Abstract

Three constitutive models for the mechanical description of the behavior of ceramic materials are developed, implemented into a numerical code, calibrated on experimental data, and validated. - The first model is elastic-plastic and addresses the cold compaction of ceramic powders, combining nonlinear elasticity, elasto-plastic coupling and increase of cohesion. - The second model is thermal-viscous-elastic-plastic and is specifically tailored to describe the thermo-mechanical behavior of refractory devices under working conditions at high-temperature. - The third model is thermal-elastic-plastic and implements a shape evolution of the BP yield function, calibrated to simulate the forming of green bodies and their pre-sintering phase.
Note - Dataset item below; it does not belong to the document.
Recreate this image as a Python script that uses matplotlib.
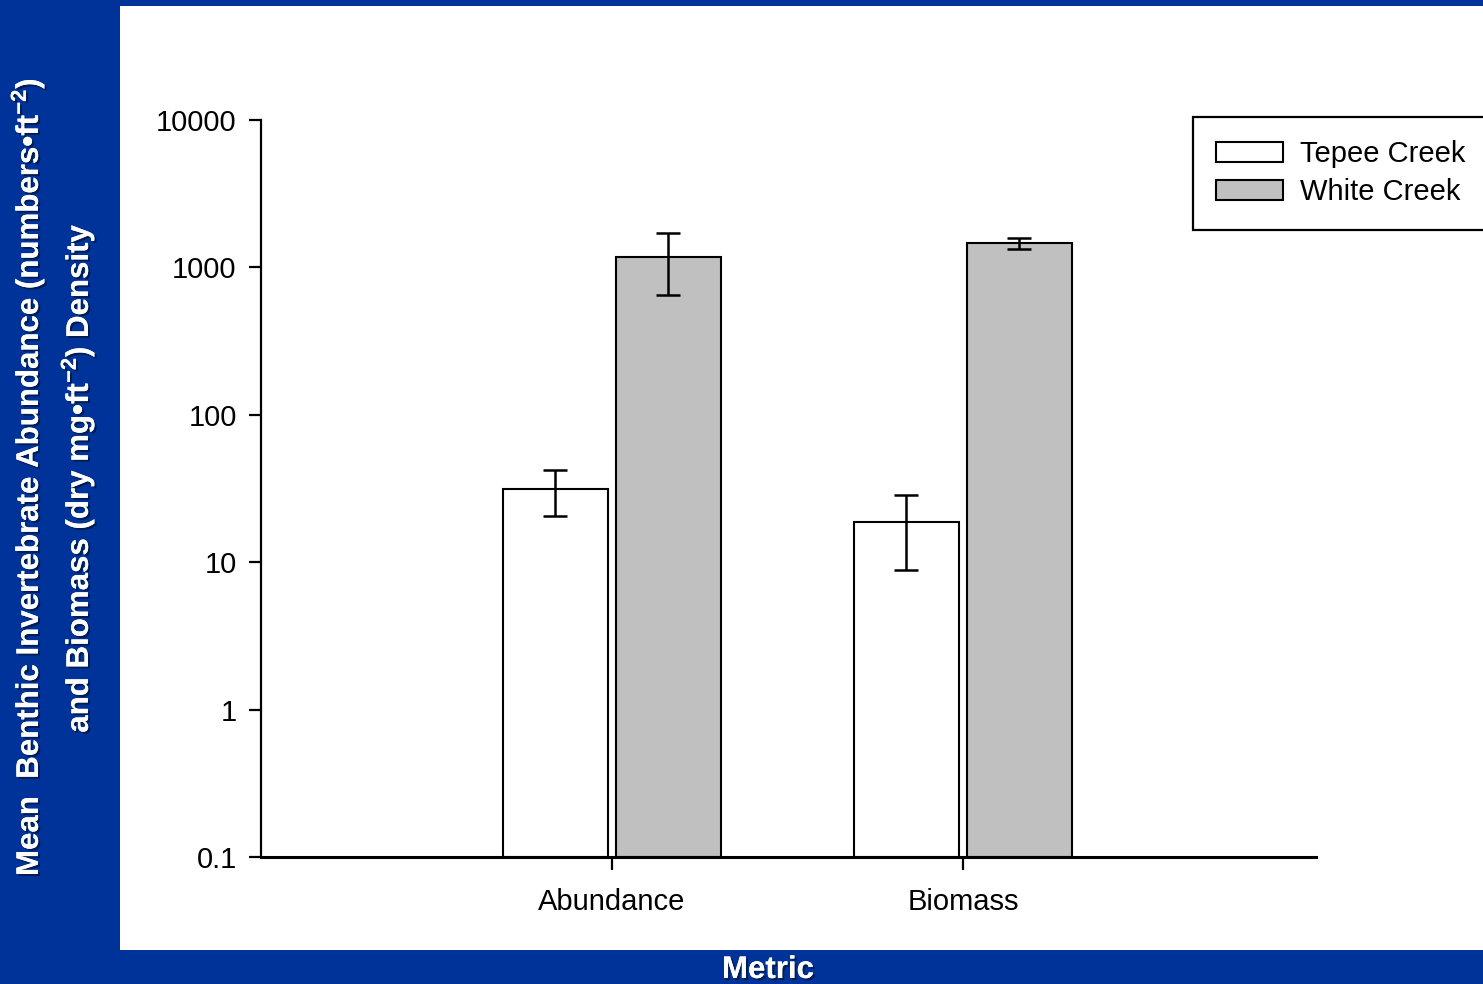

Three algorithms are developed for the integration of constitutive equations when pathological yield functions are involved. The algorithms are coded in user material subroutines to be used in commercial FE softwares and their accuracy is evaluated in model problems allowing for semi-analytical solutions. Material constitutive parameters are obtained from a combination of experimental tests and multi-objective optimization and employed in FE simulations of industrial processes, such as cold-forming of combed finish ceramic tiles and metal flow confinement by means of refractory devices. This PhD thesis is the outcome of the secondment period at the Vesuvius Group, within the framework of the IAPP European project HOTBRICKS (contract number PIAPP GA-2013-609758).